Sunday 12 June 2011

Berdamai Dengan Kesulitan

Penuh semangat kukerjakan tugas-tugas rumah tangga yang beberapa bulan ini jarang kusentuh. Ya, biasanya ada asisten rumah tangga yang melakukannya untukku. Tapi sejak ia resign sebulan yang lalu, mau tak mau aku harus mengerjakan tugas-tugas domestik itu sendiri. Mencuci baju, piring-piring kotor, mengepel lantai, setrika, hingga memasak semua kulakukan tanpa keluhan. Mengapa mesti mengeluh jika membuatku tak ikhlas menjalani semua tugas itu. Dan ujung-ujungnya, anak-anak dan suami yang menjadi korban akibat kelelahanku, di samping usahaku yang sia-sia karena tak mendapat ‘imbalan’ dari-Nya.

Saat berinteraksi dengan anak-anak pun aku mencoba menerapkan strategi yang sama, berdamai dengan sepak terjang mereka. Mencoba mengambil sisi positif atas segala kelakuan mereka membuatku lebih nyaman menjalani hari-hariku sebagai ibu.
“Maaf Ummi, aku tak sengaja menumpahkan susunya...” takut-takut si kecil bicara kepadaku.
“Tak apa...,ambil lap saja, dibersihkan sendiri ya”
Si kecil pun dengan wajah ceria mengambil kain pel dan mengelap susunya yang tumpah.
Atau ketika sang kakak tak sengaja merusakkan mainannya.
“Sudahlah, tak usah disesali. Memang sudah waktunya mainan itu rusak. Besok kalau ada rejeki, kita beli lagi ya?”
Ah, ternyata lebih nikmat menjalani hari bersama anak-anak tanpa disusupi rasa marah.

Pun saat aku harus ‘bersitegang’ dengan suamiku saat kami tak seide menghadapi suatu masalah, aku lebih suka menuruti kemauannya asal tak kehilangan senyumnya yang lebih menentramkan hatiku. Hidup terasa lebih nyaman saat kita mampu menciptakan kebahagiaan orang lain dan berdamai dengan ego kita sendiri.

Dalam berinteraksi dengan orang lain pun, lebih mudah bagi kita memaksakan diri untuk menyesuaikan diri dengan karakter mereka daripada memohon mereka untuk memahami keinginan kita.
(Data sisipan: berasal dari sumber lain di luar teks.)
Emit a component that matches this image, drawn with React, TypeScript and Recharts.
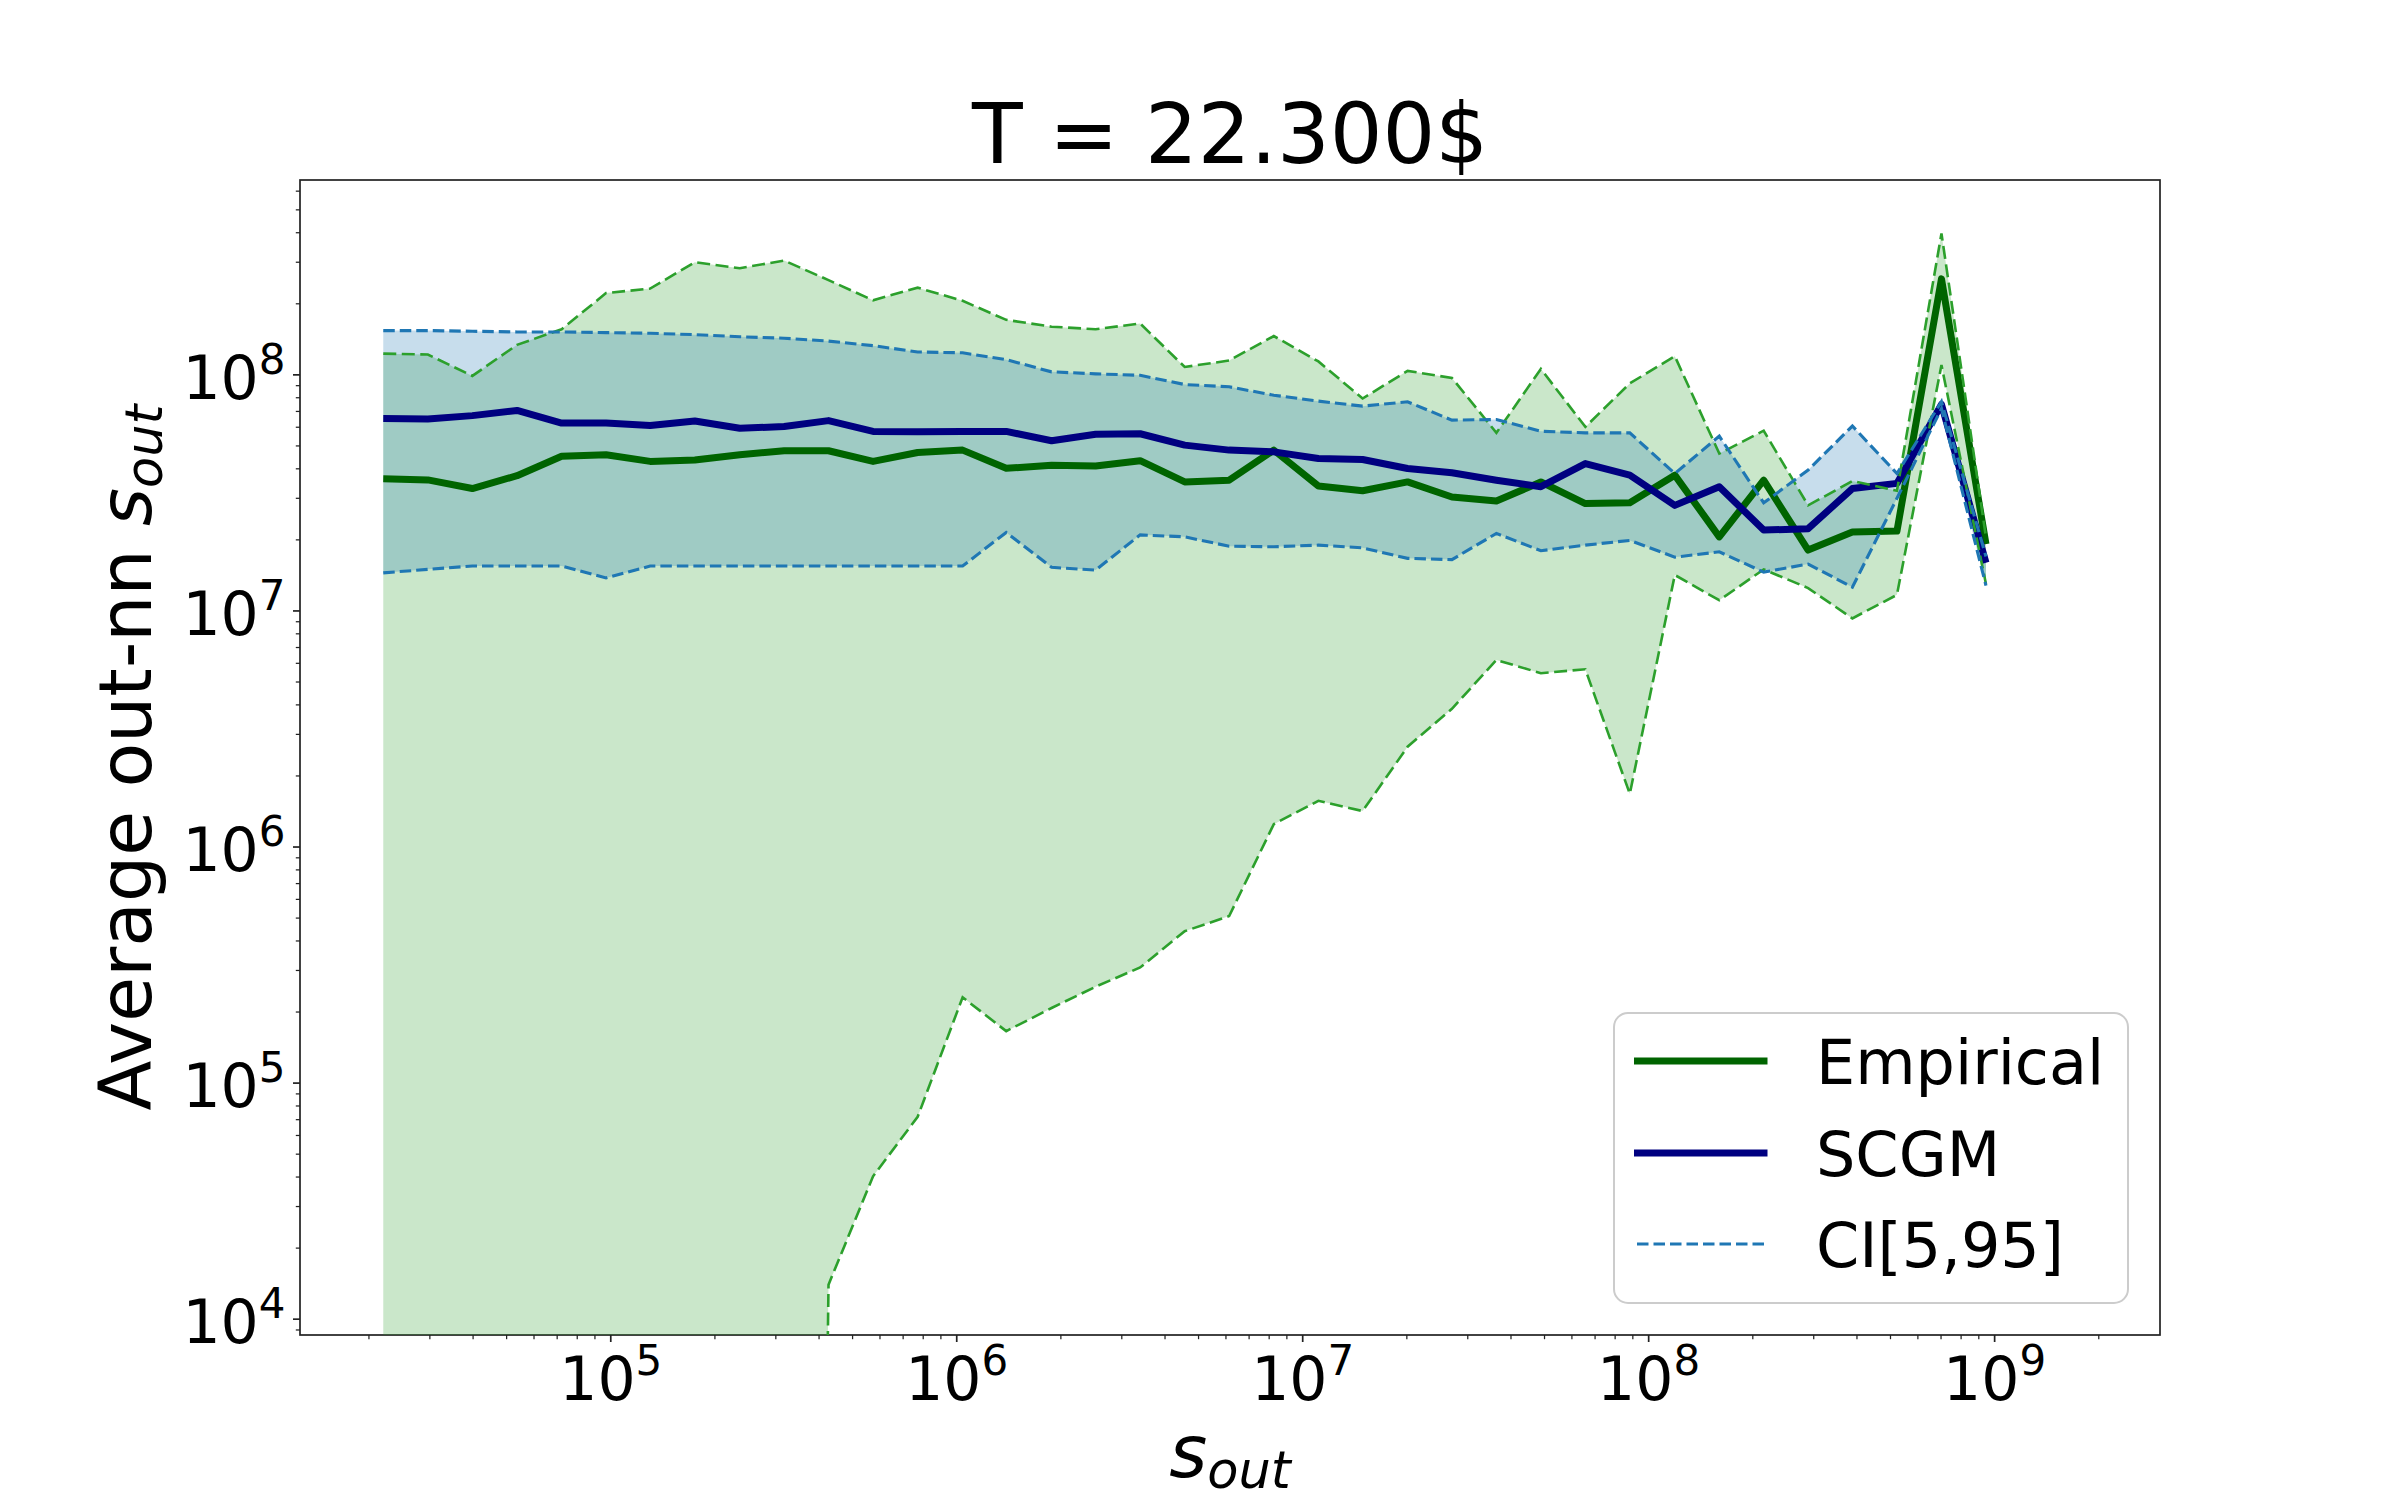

Menjadi pendengar yang baik saat teman kita punya masalah, menawarkan bantuan saat orang lain butuh pertolongan, atau senantiasa menunjukkan wajah yang ramah dan bersahabat agar orang-orang tak segan berbincang dengan kita.  Ketika kita mampu menyesuaikan diri dan berempati dengan orang lain maka hubungan yang akrab pun akan terjalin, sebagaimana diungkapkan Bonnie Jean Wasmund : "Orang mungkin lupa dengan apa yang Anda katakan, lupa apa yang Anda lakukan, tapi akan selalu terkenang dengan bagaimana Anda memperlakukan mereka."

Maka, di penghujung sujudku, yang kupinta bukan agar Ia mengurangi beban hidupku. Tapi agar Ia senantiasa menguatkan pundakku dan memberiku kekuatan untuk bersikap terbaik terhadap setiap permasalahan yang kuhadapi. Aku yakin, bersama kesulitan pasti ada kemudahan. Bukan masalah itu yang membuat kita putus asa, tetapi bagaimana cara kita menyikapinya yang membuatnya tampak berat.  So, daripada meratapi masalah demi masalah yang senantiasa mendera, mengapa tak kita manfaatkan energi kita untuk mencari solusinya?